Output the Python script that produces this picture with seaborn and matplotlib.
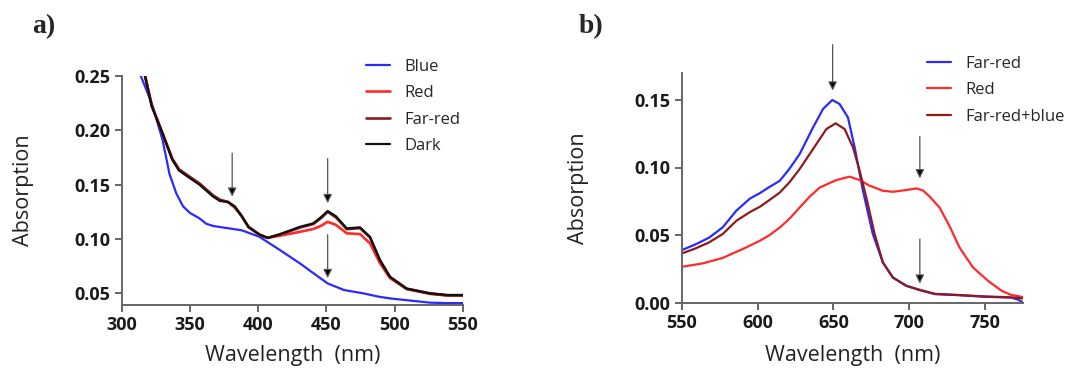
##########
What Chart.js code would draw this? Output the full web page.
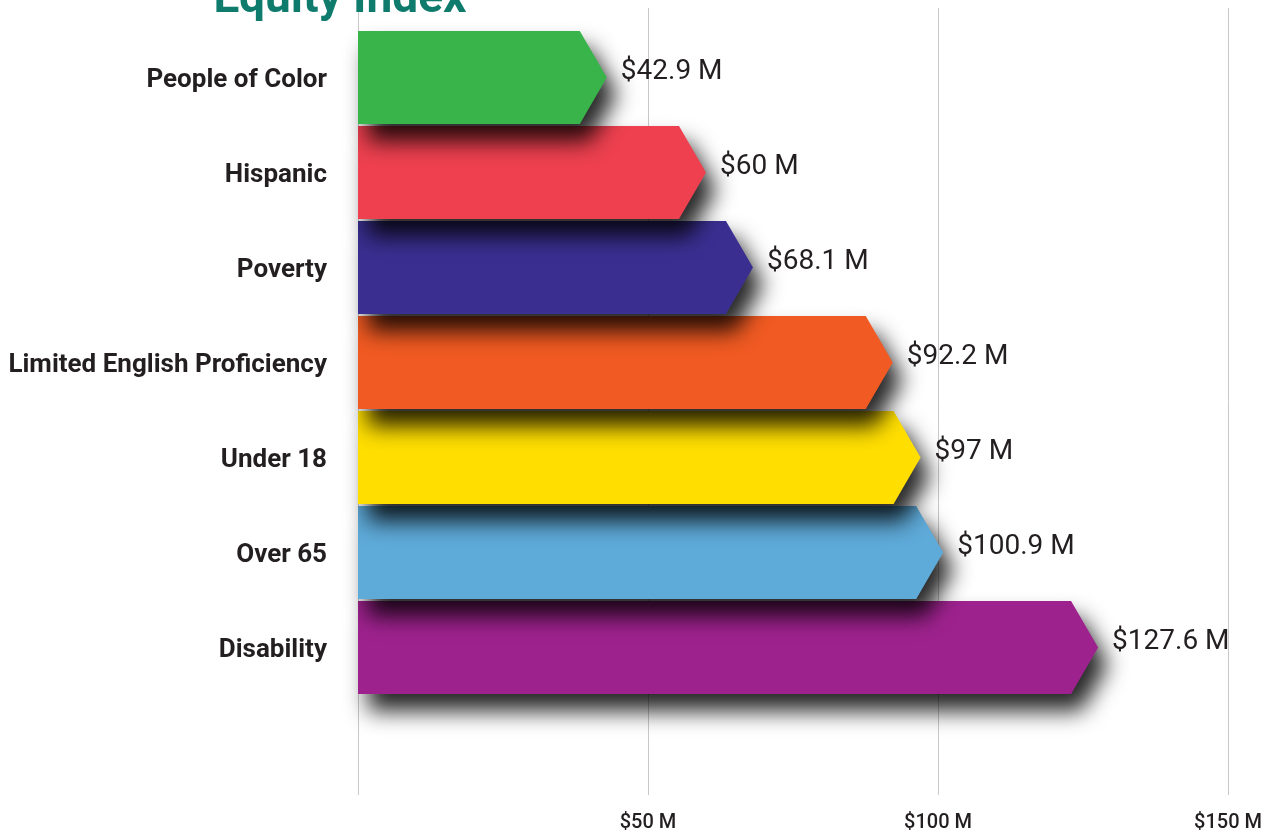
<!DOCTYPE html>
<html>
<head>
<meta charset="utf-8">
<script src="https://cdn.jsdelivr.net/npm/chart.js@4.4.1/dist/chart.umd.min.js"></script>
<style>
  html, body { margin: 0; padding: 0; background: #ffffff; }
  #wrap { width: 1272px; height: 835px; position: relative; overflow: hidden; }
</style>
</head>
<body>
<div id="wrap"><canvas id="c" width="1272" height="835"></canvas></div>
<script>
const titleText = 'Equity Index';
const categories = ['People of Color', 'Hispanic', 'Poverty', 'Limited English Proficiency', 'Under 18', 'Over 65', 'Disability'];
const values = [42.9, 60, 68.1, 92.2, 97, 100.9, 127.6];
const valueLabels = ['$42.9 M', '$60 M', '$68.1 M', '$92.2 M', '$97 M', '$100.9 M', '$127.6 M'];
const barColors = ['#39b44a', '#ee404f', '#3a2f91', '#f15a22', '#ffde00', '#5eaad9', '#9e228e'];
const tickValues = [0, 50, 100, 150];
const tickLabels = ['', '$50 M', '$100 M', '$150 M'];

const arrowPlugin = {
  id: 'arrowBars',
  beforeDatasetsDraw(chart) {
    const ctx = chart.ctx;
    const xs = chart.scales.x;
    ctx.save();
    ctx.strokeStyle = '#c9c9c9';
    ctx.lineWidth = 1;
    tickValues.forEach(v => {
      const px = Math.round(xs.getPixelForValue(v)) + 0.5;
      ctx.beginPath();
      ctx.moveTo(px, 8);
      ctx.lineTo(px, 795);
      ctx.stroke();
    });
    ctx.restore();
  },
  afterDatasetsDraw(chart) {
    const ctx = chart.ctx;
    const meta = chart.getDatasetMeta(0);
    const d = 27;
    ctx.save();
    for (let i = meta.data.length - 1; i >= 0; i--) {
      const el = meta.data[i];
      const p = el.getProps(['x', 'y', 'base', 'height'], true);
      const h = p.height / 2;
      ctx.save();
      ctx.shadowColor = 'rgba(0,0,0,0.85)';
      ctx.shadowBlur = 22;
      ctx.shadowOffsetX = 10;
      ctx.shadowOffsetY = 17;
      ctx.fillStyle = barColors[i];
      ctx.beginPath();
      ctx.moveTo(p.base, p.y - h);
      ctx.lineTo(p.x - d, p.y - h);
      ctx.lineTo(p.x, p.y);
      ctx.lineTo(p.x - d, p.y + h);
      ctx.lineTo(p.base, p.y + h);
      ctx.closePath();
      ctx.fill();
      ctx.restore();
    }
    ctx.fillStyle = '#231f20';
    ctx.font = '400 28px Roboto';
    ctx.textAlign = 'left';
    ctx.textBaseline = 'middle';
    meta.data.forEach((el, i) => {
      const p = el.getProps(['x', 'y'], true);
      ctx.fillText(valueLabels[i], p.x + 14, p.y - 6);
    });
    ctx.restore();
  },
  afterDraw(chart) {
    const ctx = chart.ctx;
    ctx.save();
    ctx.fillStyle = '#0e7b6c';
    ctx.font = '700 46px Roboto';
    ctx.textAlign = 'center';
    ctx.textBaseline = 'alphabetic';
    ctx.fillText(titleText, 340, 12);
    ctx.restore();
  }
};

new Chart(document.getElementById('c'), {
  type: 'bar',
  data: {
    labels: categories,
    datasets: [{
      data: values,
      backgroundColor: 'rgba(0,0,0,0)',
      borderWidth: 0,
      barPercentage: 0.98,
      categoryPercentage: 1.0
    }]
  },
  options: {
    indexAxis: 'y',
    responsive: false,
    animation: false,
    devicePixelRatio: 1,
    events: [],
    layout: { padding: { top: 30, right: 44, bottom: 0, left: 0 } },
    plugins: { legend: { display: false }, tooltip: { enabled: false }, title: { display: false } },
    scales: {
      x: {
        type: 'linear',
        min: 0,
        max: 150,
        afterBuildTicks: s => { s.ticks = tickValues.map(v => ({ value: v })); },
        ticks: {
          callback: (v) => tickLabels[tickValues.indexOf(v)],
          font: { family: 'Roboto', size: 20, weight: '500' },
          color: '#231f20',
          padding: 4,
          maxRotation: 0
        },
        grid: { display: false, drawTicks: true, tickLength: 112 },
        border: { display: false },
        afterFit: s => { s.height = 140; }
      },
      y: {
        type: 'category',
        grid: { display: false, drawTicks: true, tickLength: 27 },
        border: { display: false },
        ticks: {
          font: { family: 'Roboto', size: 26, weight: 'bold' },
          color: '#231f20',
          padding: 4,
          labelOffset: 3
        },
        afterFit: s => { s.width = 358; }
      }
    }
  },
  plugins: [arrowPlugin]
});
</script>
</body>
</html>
##########
## SHORT PROBLEM
Include both the line containing "What Chart.js code" and the line containing "const tickLabels = ['', '$50" when you write out everything between them, exactly. Leave the pictures out.

## SOLUTION TO THIS TASK
What Chart.js code would draw this? Output the full web page.
<!DOCTYPE html>
<html>
<head>
<meta charset="utf-8">
<script src="https://cdn.jsdelivr.net/npm/chart.js@4.4.1/dist/chart.umd.min.js"></script>
<style>
  html, body { margin: 0; padding: 0; background: #ffffff; }
  #wrap { width: 1272px; height: 835px; position: relative; overflow: hidden; }
</style>
</head>
<body>
<div id="wrap"><canvas id="c" width="1272" height="835"></canvas></div>
<script>
const titleText = 'Equity Index';
const categories = ['People of Color', 'Hispanic', 'Poverty', 'Limited English Proficiency', 'Under 18', 'Over 65', 'Disability'];
const values = [42.9, 60, 68.1, 92.2, 97, 100.9, 127.6];
const valueLabels = ['$42.9 M', '$60 M', '$68.1 M', '$92.2 M', '$97 M', '$100.9 M', '$127.6 M'];
const barColors = ['#39b44a', '#ee404f', '#3a2f91', '#f15a22', '#ffde00', '#5eaad9', '#9e228e'];
const tickValues = [0, 50, 100, 150];
const tickLabels = ['', '$50 M', '$100 M', '$150 M'];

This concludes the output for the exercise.